For all his email volume, Pete Buttigieg is at least shaking things up topic-wise. He was the only candidate to advertise a contest, Pizza with Pete.
Over the summer, contests to win time with the candidates were all the rage, but now even the debate contests have dried up. Nobody has offered a chance for a supporter to fly out to a debate and meet the candidate in February, and only Buttigieg is offering a meal with a supporter.
Policy focuses have also faded. While Tom Steyer and Mike Bloomberg occasionally bring up how they stand for gun control or racial equality, Pete Buttigieg’s policy drop for fixing the housing crisis is the first major white paper drop in a long time. Even “I have a plan for that” Elizabeth Warren seems to have run out of new plans.
Amy Klobuchar wanted to focus on Presidents’ Day, but all I could focus on was how she left off the possessive apostrophe.
Presidents’ Day is both plural (multiple presidents) and also possessive (the day of presidents). That means that an apostrophe AFTER the s is appropriate.
If you want to be truly pedantic, Presidents’s is also technically correct, but I personally hate the modern trend of adding an extra s after a possessive word that ends in s.
Grammar lesson aside, all of Klobuchar’s emails today have been about raising money to make Trump lose his job. Mike Bloomberg had a similar message: let’s bring “presidential” back. Tom Steyer also focused on Trump on Presidents’ Day, asking me to commit to vote to end his time as President.

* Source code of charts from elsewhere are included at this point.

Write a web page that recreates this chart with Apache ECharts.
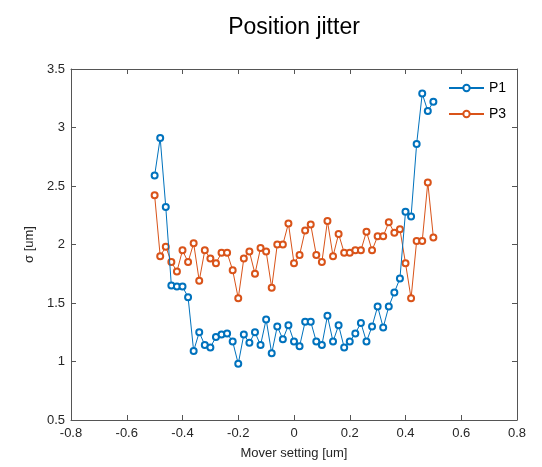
<!DOCTYPE html>
<html>
<head>
<meta charset="utf-8">
<script src="https://cdn.jsdelivr.net/npm/echarts@6/dist/echarts.min.js"></script>
<style>
html,body{margin:0;padding:0;background:#fff;}
#c{width:542px;height:467px;}
</style>
</head>
<body>
<div id="c"></div>
<script>
var titleText = 'Position jitter';
var xLabel = 'Mover setting [um]';
var yLabel = 'σ [um]';
var seriesNames = ['P1', 'P3'];
var xs = [-0.5,-0.48,-0.46,-0.44,-0.42,-0.4,-0.38,-0.36,-0.34,-0.32,-0.3,-0.28,-0.26,-0.24,-0.22,-0.2,-0.18,-0.16,-0.14,-0.12,-0.1,-0.08,-0.06,-0.04,-0.02,0,0.02,0.04,0.06,0.08,0.1,0.12,0.14,0.16,0.18,0.2,0.22,0.24,0.26,0.28,0.3,0.32,0.34,0.36,0.38,0.4,0.42,0.44,0.46,0.48,0.5];
var p1 = [2.59,2.91,2.32,1.65,1.64,1.64,1.55,1.09,1.25,1.14,1.12,1.21,1.23,1.24,1.17,0.98,1.23,1.16,1.25,1.14,1.36,1.07,1.30,1.19,1.31,1.17,1.13,1.34,1.34,1.17,1.14,1.39,1.17,1.31,1.12,1.17,1.24,1.33,1.17,1.30,1.47,1.29,1.47,1.59,1.71,2.28,2.24,2.86,3.29,3.14,3.22];
var p3 = [2.42,1.90,1.98,1.85,1.77,1.95,1.85,2.01,1.69,1.95,1.88,1.84,1.93,1.93,1.78,1.54,1.88,1.94,1.75,1.97,1.94,1.63,2.00,2.00,2.18,1.84,1.91,2.12,2.17,1.91,1.85,2.20,1.90,2.09,1.93,1.93,1.95,1.95,2.11,1.95,2.07,2.07,2.19,2.10,2.13,1.84,1.54,2.03,2.03,2.53,2.06];

function pairs(ys){ return xs.map(function(x,i){ return [x, ys[i]]; }); }

var axisColor = '#555';
var font = 'Liberation Sans, Arial, sans-serif';

var chart = echarts.init(document.getElementById('c'), null, {renderer:'canvas'});
var tickCommon = {show:true, inside:true, length:5, lineStyle:{color:axisColor, width:1}};
chart.setOption({
  animation:false,
  backgroundColor:'#fff',
  graphic:[{
    type:'text', x:294, y:28,
    style:{text:titleText, fontFamily:font, fontSize:23, fill:'#000', textAlign:'center', textVerticalAlign:'middle'}
  }],
  legend:{
    data:seriesNames, orient:'vertical', left:443, top:76, itemWidth:35, itemHeight:8, itemGap:12,
    textStyle:{fontFamily:font, fontSize:14, color:'#000'}
  },
  grid:{left:71, right:25, top:69, bottom:47, show:false},
  xAxis:[{
    type:'value', min:-0.8, max:0.8, interval:0.2, position:'bottom',
    name:xLabel, nameLocation:'middle', nameGap:27,
    nameTextStyle:{fontFamily:font, fontSize:13, color:'#262626'},
    axisLine:{show:true, onZero:false, lineStyle:{color:axisColor, width:1}},
    axisTick:tickCommon,
    axisLabel:{fontFamily:font, fontSize:13, color:'#262626', margin:7},
    splitLine:{show:false}
  },{
    type:'value', min:-0.8, max:0.8, interval:0.2, position:'top',
    axisLine:{show:true, onZero:false, lineStyle:{color:axisColor, width:1}},
    axisTick:tickCommon, axisLabel:{show:false}, splitLine:{show:false}
  }],
  yAxis:[{
    type:'value', min:0.5, max:3.5, interval:0.5, position:'left',
    name:yLabel, nameLocation:'middle', nameGap:30,
    nameTextStyle:{fontFamily:font, fontSize:13, color:'#262626'},
    axisLine:{show:true, onZero:false, lineStyle:{color:axisColor, width:1}},
    axisTick:tickCommon,
    axisLabel:{fontFamily:font, fontSize:13, color:'#262626', margin:6},
    splitLine:{show:false}
  },{
    type:'value', min:0.5, max:3.5, interval:0.5, position:'right',
    axisLine:{show:true, onZero:false, lineStyle:{color:axisColor, width:1}},
    axisTick:tickCommon, axisLabel:{show:false}, splitLine:{show:false}
  }],
  series:[{
    name:seriesNames[0], type:'line', data:pairs(p1),
    symbol:'emptyCircle', symbolSize:6, showAllSymbol:true,
    lineStyle:{color:'#0072BD', width:1}, itemStyle:{color:'#0072BD', borderWidth:1},
    z:3
  },{
    name:seriesNames[1], type:'line', data:pairs(p3),
    symbol:'emptyCircle', symbolSize:6, showAllSymbol:true,
    lineStyle:{color:'#D95319', width:1}, itemStyle:{color:'#D95319', borderWidth:1},
    z:2
  }]
});
</script>
</body>
</html>
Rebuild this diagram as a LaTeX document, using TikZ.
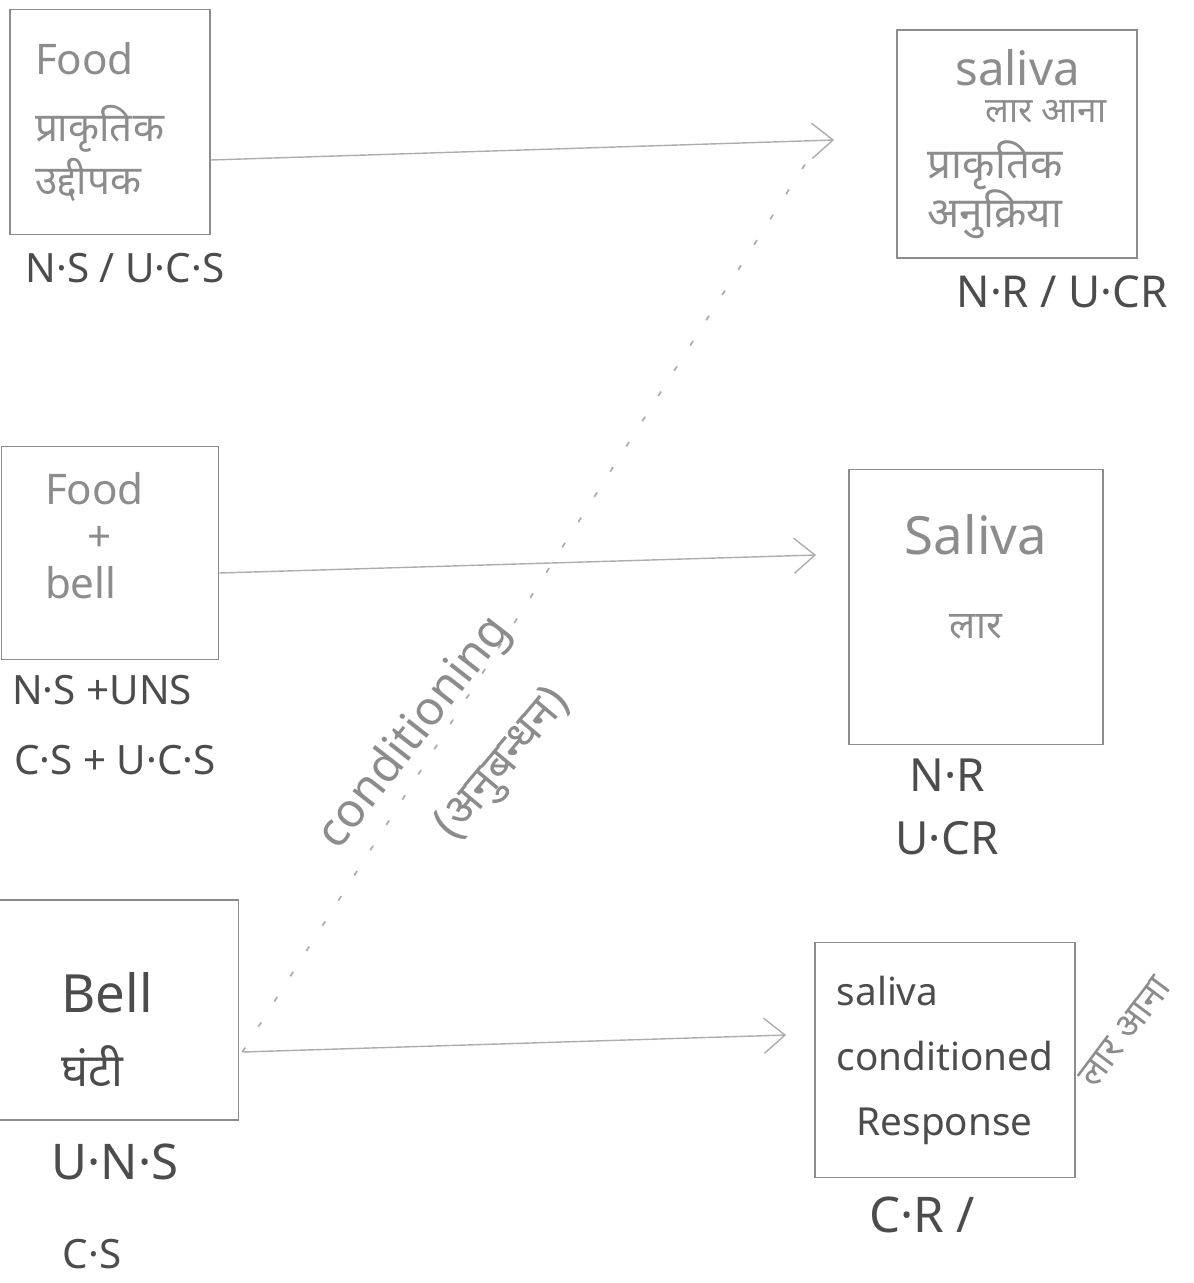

Pete Buttigieg sent the first info-only emails that were not about a candidate dropping out since February 3 (Joe Biden thanked me before the Iowa caucuses began). His policy drops are always info-only, where he tells me about his policy and invites me to read it, no asking for money or signatures of support.
Buttigieg also let me know that he had hit his $1 million goal from the weekend, and now he’s looking at getting 1 million donors. He included a link to the Grassroots Fundraising Team where I could follow along with a live count and see how much I specifically had contributed.
This is the first time I’ve seen it referred to as the Grassroots FUNDRAISING Team. Buttigieg made a big deal in the beginning of his campaign about how he didn’t have a fundraising lead, he had an investment lead, because donations were investments in the campaign. The team name was originally the Grassroots Investment Team.
Problem is, it would be abbreviated as GIT. A git is a rather unpleasant, idiotic person in British slang. I’m not surprised he’s changed the name of his team, even though it used to give me a giggle when he’d talk about his GIT.
With 7 emails, what Buttigieg talks about makes up a full third of my emails, so it’s no surprise that he also asked me to host a debate watch party. Bernie Sanders was the other candidate who asked me to volunteer for him, to host reoccurring door-knocking canvasses.
Sanders wanted to talk about how many fundraisers Pete Buttigieg and his husband/staffers were attending across the country. He included a couple maps from the New York Times, one showing the locations Buttigieg would be at.
He also included a much older map of where donors were coming from.
I’d love to see an updated donor map.
In fact… I may try to make one myself.
Maps aside, Bernie Sanders is concerned that he’s being outspent by everyone else and he’d like me to be able to say I was the reason Sanders was able to win anyway. Joe Biden also wanted to tell me he was being outspent, but he’s got a good second place in the Nevada polls, so things aren’t that bad (please don’t ignore his emails, please don’t count him out). Elizabeth Warren also wants to tell me she’s being outspent, so she needs help raising money. And you know what? Even Pete Buttigieg is worried that he’s being outspent and needs my financial assistance.
It’s almost as if when you add up everyone who isn’t you in a race with multiple candidates… you end up getting outspent regardless of your own numbers.
Unless you’re already a billionaire.